(courtesy NORML Foundation, http://www.norml.org)
San Mateo, CA: San Mateo County health officials received their first shipment of government grown medical marijuana last week. The federally-provided marijuana will be dispensed imminently to local AIDS patients as part of a groundbreaking local study to better determine its therapeutic value. San Mateo County is the first municipality in the country allowed to legally distribute medicinal marijuana under federal law.
"I see this as a milestone -- a first step -- toward the day when this drug will be available for doctors to prescribe for people who are suffering in great pain," said Michael Nevin, President of the San Mateo County Board of Supervisors. Nevin first began lobbying for the program in 1997 and received federal permission to implement the plan last November. In April, local health officials requested 300 marijuana cigarettes from the federal National Institute on Drug Abuse (NIDA). The shipment -- approximately a two-month supply, according to health officials -- arrived at San Francisco International Airport last Wednesday. Federal researchers cultivate marijuana for research purposes at the University of Mississippi at Oxford. NIDA is the only legal supplier of marijuana in the United States.
Sixty local AIDS patients will have access to the government-grown pot as part of an 18-month study to evaluate the drug's ability to mitigate symptoms of the AIDS wasting syndrome.
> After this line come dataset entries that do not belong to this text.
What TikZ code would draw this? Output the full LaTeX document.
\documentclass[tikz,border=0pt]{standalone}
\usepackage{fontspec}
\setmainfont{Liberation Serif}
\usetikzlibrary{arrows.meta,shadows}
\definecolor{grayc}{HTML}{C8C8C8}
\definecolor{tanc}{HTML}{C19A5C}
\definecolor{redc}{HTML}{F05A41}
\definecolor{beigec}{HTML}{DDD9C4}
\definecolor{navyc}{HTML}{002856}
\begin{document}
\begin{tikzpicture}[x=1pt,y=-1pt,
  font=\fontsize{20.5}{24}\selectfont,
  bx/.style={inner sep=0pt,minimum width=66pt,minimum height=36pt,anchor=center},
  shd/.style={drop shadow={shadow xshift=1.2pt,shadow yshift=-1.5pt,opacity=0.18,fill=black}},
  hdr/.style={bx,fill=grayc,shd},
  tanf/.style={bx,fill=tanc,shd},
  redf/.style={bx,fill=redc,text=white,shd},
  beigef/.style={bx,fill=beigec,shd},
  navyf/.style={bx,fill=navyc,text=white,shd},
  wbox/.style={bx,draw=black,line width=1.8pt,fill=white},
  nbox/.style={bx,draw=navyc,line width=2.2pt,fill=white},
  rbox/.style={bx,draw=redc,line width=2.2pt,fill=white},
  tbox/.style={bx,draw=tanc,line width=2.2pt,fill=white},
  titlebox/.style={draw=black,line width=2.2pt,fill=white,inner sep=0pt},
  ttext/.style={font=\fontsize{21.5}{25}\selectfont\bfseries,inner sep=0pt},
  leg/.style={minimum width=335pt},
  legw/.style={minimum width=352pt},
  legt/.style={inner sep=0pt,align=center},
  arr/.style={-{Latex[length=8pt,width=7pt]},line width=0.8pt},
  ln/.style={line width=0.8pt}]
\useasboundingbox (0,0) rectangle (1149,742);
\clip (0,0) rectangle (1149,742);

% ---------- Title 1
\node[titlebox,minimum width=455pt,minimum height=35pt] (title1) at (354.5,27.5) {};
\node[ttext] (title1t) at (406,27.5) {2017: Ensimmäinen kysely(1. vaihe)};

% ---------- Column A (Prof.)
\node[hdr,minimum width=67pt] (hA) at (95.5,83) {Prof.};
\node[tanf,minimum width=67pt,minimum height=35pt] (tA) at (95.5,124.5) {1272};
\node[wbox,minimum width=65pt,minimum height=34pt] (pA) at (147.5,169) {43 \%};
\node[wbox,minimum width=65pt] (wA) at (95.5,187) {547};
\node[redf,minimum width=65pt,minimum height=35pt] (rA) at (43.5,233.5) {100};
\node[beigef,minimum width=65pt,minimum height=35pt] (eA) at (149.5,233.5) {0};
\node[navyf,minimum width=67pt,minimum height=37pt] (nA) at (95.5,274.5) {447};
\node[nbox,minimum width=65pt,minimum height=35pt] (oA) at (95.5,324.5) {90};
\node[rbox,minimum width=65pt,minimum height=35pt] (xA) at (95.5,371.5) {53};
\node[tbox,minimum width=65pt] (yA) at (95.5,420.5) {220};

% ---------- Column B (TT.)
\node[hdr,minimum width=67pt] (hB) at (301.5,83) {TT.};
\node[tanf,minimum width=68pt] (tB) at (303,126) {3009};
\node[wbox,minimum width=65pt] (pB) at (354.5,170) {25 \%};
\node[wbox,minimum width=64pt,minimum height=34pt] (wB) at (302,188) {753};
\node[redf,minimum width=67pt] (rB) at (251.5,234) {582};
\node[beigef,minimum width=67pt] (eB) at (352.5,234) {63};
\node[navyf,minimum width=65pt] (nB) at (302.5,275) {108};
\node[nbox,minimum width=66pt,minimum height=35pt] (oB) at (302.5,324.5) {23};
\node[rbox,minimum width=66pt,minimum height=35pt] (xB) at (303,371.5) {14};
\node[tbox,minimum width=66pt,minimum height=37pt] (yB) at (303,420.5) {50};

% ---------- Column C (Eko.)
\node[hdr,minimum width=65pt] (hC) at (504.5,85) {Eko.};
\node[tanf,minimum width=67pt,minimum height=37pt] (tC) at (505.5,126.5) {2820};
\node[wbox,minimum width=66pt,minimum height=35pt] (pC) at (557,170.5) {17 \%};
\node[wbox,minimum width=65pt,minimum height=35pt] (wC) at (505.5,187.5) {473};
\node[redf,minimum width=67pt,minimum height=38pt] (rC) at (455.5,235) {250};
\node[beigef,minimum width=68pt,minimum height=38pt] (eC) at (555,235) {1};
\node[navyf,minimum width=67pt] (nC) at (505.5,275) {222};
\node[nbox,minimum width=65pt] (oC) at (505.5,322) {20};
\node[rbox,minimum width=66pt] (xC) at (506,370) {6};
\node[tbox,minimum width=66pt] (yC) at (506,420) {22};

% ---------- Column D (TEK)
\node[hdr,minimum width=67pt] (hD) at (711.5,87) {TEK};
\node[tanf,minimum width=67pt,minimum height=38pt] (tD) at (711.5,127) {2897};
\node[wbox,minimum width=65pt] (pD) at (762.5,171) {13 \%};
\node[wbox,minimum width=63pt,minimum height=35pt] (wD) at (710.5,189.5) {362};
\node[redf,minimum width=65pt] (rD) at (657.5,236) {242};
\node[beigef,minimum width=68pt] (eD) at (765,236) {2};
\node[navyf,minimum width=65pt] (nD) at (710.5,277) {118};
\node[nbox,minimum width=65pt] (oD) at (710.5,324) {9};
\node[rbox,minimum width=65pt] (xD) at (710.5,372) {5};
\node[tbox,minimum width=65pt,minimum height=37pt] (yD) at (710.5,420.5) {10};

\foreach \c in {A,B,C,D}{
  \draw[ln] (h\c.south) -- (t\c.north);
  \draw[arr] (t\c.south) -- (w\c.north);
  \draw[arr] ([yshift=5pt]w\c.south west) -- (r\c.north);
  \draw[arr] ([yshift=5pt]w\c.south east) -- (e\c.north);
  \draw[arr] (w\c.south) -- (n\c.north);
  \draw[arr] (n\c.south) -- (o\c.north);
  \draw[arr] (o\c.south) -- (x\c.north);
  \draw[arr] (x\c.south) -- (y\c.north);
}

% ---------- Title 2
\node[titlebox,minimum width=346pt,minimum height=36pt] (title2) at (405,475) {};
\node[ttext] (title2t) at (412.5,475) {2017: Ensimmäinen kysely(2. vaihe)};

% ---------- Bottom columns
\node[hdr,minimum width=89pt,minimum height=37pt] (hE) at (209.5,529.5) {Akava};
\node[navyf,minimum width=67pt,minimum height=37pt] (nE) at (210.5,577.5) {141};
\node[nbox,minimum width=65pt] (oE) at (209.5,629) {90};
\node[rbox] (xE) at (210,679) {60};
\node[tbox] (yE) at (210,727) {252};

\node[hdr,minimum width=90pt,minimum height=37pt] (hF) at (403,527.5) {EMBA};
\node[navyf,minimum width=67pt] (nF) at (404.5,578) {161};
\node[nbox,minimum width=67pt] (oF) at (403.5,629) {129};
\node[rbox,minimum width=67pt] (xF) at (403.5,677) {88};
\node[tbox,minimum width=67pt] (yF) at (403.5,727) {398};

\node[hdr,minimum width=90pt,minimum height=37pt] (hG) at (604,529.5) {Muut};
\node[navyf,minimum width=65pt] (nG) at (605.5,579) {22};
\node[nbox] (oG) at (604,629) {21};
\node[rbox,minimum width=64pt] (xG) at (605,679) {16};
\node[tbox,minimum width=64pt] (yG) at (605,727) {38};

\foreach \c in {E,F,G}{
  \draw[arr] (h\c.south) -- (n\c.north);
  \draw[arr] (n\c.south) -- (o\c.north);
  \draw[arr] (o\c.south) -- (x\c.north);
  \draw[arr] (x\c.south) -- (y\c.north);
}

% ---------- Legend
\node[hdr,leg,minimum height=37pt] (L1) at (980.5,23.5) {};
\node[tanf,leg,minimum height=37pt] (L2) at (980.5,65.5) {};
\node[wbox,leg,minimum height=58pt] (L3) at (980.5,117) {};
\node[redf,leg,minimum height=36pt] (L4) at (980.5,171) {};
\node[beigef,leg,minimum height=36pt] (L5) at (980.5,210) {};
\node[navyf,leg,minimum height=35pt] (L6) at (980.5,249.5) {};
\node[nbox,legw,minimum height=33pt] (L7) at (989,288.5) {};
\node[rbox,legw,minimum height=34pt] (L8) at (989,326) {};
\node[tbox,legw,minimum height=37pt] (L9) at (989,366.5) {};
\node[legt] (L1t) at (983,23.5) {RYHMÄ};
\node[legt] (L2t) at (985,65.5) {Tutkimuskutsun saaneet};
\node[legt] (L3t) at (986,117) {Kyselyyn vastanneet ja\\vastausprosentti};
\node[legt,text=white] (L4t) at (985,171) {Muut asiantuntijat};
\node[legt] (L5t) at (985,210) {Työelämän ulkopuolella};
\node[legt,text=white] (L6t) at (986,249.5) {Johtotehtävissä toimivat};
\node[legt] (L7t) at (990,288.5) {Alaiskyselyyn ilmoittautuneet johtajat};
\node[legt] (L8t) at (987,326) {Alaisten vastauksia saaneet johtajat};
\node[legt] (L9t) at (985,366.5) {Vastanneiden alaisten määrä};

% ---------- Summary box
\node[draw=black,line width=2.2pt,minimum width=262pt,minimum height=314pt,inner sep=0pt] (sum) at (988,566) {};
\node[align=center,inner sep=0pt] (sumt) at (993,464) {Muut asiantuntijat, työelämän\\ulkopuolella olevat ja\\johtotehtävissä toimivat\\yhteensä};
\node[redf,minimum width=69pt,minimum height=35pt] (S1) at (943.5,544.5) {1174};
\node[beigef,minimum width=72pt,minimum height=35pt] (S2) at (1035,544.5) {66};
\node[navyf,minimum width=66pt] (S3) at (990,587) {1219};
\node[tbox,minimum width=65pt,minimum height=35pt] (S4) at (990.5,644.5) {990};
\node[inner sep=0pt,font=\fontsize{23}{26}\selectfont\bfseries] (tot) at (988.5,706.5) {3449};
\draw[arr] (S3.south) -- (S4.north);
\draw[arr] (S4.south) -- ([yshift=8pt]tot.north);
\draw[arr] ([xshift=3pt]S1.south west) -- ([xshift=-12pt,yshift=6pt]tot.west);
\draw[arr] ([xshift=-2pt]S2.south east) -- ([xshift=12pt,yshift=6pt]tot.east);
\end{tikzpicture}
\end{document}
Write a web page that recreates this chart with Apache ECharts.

Only patients who have prior experience using marijuana are eligible to participate in the program, which will be led by Dr. Dennis Israelski, chief of infectious diseases and AIDS medicine at San Mateo County Hospital and Clinics.
Although there exists a large body of anecdotal evidence indicating that marijuana provides symptomatic relief for patients with AIDS, almost no scientific research has been conducted on humans. Preliminary results announced last year from an ongoing University of California at San Francisco study found that patients who smoked marijuana gained significantly more weight on average than those receiving a placebo, and had slightly lower viral levels.